Why IDE terminals are hard to automate
IDE-embedded terminals are not files you can read. They have interactive state—prompts, pagers, running processes—that only exists in the terminal buffer. An agent that reads a log file misses whether a command is still running, whether a prompt is waiting for input, or whether a pager is blocking output.
Accessibility-driven control can reach into the terminal and send keystrokes, but only if the right element has focus and the element indices from the last discovery pass are still valid. Without discipline, automation wastes context retrying actions against stale indices or panicking over partial output.
We learned these lessons by breaking things repeatedly. Here are the three rules that stopped the bleeding.
Rule 1: Session identifiers as per-task namespaces
When multiple automations run on the same machine—or even the same Cursor window—discovery caches and log files can collide. Agent A discovers the terminal panel, caches element indices, and Agent B’s next discovery overwrites that cache. Agent A’s next click targets Agent B’s index map.
The fix is passing --session-id on every automation command, scoped to the specific task. This is not a username or a machine ID—it is a namespace for discovery state. Each task gets isolated caches and logs, so concurrent automations cannot poison each other’s element maps.
We did not add this until after debugging a particularly confusing failure where an agent kept clicking the wrong terminal tab. The root cause was shared discovery state from a parallel task. The session-id pattern eliminated the entire class of bug.
Rule 2: Mutex on HID input
Keyboard and mouse input on macOS is single-writer. There is one keyboard focus, one cursor position, and one frontmost application. If two agents send keystrokes simultaneously, the results are nondeterministic: interleaved characters, navigation to the wrong element, form submissions with garbled data.
This sounds obvious in theory, but in practice, agents are optimistic parallelizers. They see independent tasks and assume independent execution. The moment both tasks need the terminal—to run a build, check a log, or navigate shell history—they collide.
Our operational policy assigns one runner at a time for all HID-level automation, with explicit claim and release messages on a shared coordination channel. Other agents queue their GUI work rather than attempting it in parallel. This mirrors software mutexes: the critical section is short relative to the whole pipeline, but skipping it turns deterministic automation into a slot machine.
Rule 3: Never truncate structured tool output
This one cost us the most debugging time before we identified the pattern. VCC and similar tools output JSON where metadata appears before the element list. When agents pipe output through head -n 50 or tail to keep terminal output manageable, they capture the metadata (window info, session details, timestamps) and lose the actual elements they need to act on.

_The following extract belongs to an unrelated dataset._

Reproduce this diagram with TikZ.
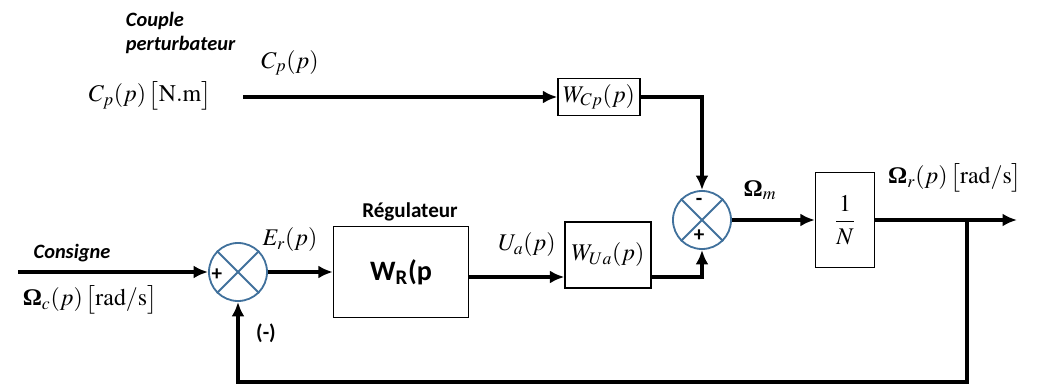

The agent then reports “no elements found” and enters a retry loop. The elements were there—they were just past line 50. We paid for this lesson with dozens of wasted round-trips across multiple sessions before codifying the rule: never truncate VCC or BCL output. Use lookup filters to narrow results instead of shell pipes to clip them.
Bringing the terminal forward
macOS focus management is the most common source of “it worked in my session but not in CI.” Before sending keystrokes, we activate the correct Cursor window, toggle the bottom panel, and verify focus is in the terminal PTY—not in the editor, not in the sidebar, not in a search box. When the terminal tab is not visible in the Accessibility tree (which happens), we fall back to the Command Palette: open it, type “toggle terminal,” press return.
This sequence feels pedestrian, but skipping any step produces silent failures where keystrokes land in the wrong surface and the agent does not realize it.
When to use a different approach entirely
If the development stack exposes loopback terminal APIs (as some agent orchestration tools do), prefer HTTP-based terminal interaction for bulk input and lifecycle management. Reserve Accessibility-driven automation for cases where the IDE does not expose a programmatic interface to the terminal. Accessibility is the fallback, not the first choice.
Checklist for practitioners
- Set
--session-idper automation task, not per machine or per user. - Claim HID mutex before any GUI interaction; release when done.
- Never pipe structured tool output through truncation commands.
- Verify window focus before every keystroke sequence.
- Fall back to Command Palette when panel controls are missing from the Accessibility tree.
IDE terminal automation fails for boring reasons. Session isolation, mutex discipline, and respecting output structure are the difference between occasional demos and automation you trust enough to run overnight.